● Source excerpt:

————————

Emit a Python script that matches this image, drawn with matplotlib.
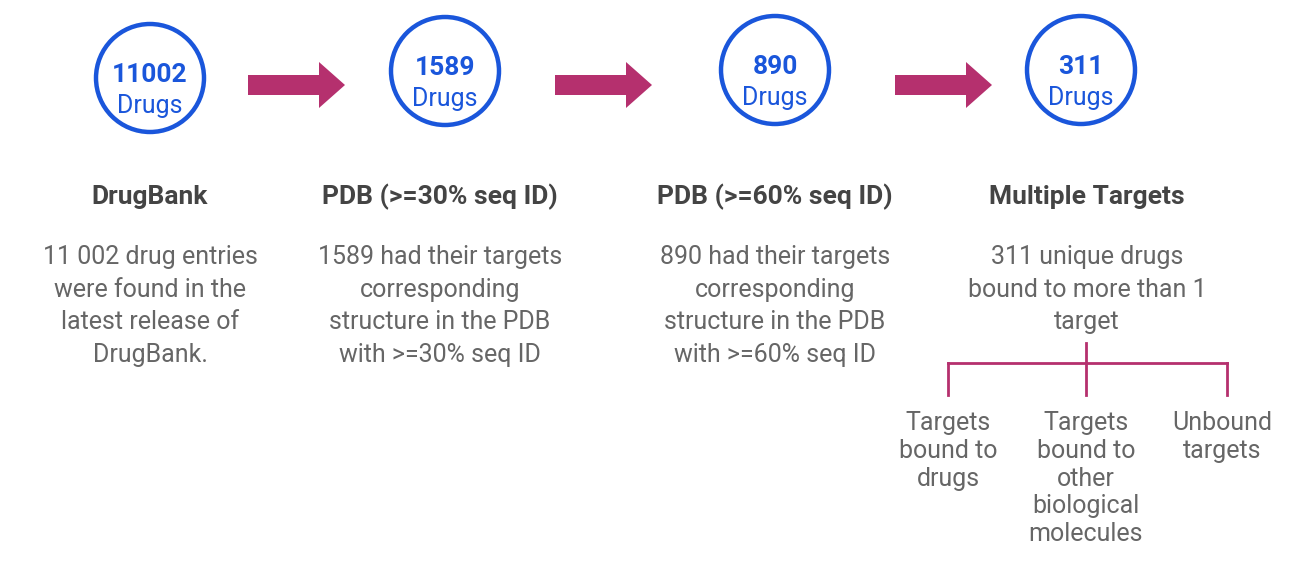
import matplotlib.pyplot as plt
from matplotlib.patches import Circle, FancyArrow

counts = ["11002", "1589", "890", "311"]
titles = ["DrugBank", "PDB (>=30% seq ID)", "PDB (>=60% seq ID)", "Multiple Targets"]
descs = [
    "11 002 drug entries\nwere found in the\nlatest release of\nDrugBank.",
    "1589 had their targets\ncorresponding\nstructure in the PDB\nwith >=30% seq ID",
    "890 had their targets\ncorresponding\nstructure in the PDB\nwith >=60% seq ID",
    "311 unique drugs\nbound to more than 1\ntarget",
]
sub_labels = ["Targets\nbound to\ndrugs", "Targets\nbound to\nother\nbiological\nmolecules", "Unbound\ntargets"]

plt.rcParams['font.family'] = ['Roboto', 'DejaVu Sans']
blue = "#1a56db"
mag = "#b5306e"

fig = plt.figure(figsize=(13.07, 5.81), dpi=100)
ax = fig.add_axes([0, 0, 1, 1])
ax.set_xlim(0, 1307)
ax.set_ylim(581, 0)
ax.axis("off")

cx = [150, 445, 775, 1081]
cy = [78, 71, 70, 70]
tx = [150, 440, 775, 1087]
for i in range(4):
    ax.add_patch(Circle((cx[i], cy[i]), 54, fill=False, ec=blue, lw=3.2))
    ax.text(cx[i], cy[i] + 4, counts[i], ha="center", va="baseline", color=blue,
            fontsize=19, fontweight="bold")
    ax.text(cx[i], cy[i] + 35, "Drugs", ha="center", va="baseline", color=blue, fontsize=18)
    ax.text(tx[i], 197, titles[i], ha="center", va="center", color="#444444",
            fontsize=19, fontweight="bold")
    ax.text(tx[i], 245, descs[i], ha="center", va="top", color="#666666",
            fontsize=18, linespacing=1.45)

for x0, x1 in [(248, 345), (555, 652), (895, 992)]:
    ax.add_patch(FancyArrow(x0, 85, x1 - x0, 0, width=20, head_width=46,
                            head_length=26, length_includes_head=True, color=mag, lw=0))

sx = [948, 1086, 1222]
ax.plot([948, 1227], [363, 363], color=mag, lw=2)
ax.plot([1086, 1086], [343, 395], color=mag, lw=2)
for x in [948, 1227]:
    ax.plot([x, x], [363, 395], color=mag, lw=2)
for x, lab in zip(sx, sub_labels):
    ax.text(x, 411, lab, ha="center", va="top", color="#666666", fontsize=18, linespacing=1.2)

fig.savefig("out.png", dpi=100)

————————

● What to produce: Scan the material above. Copy each line where "matplotlib" occurs.

● The solution:
Emit a Python script that matches this image, drawn with matplotlib.
import matplotlib.pyplot as plt
from matplotlib.patches import Circle, FancyArrow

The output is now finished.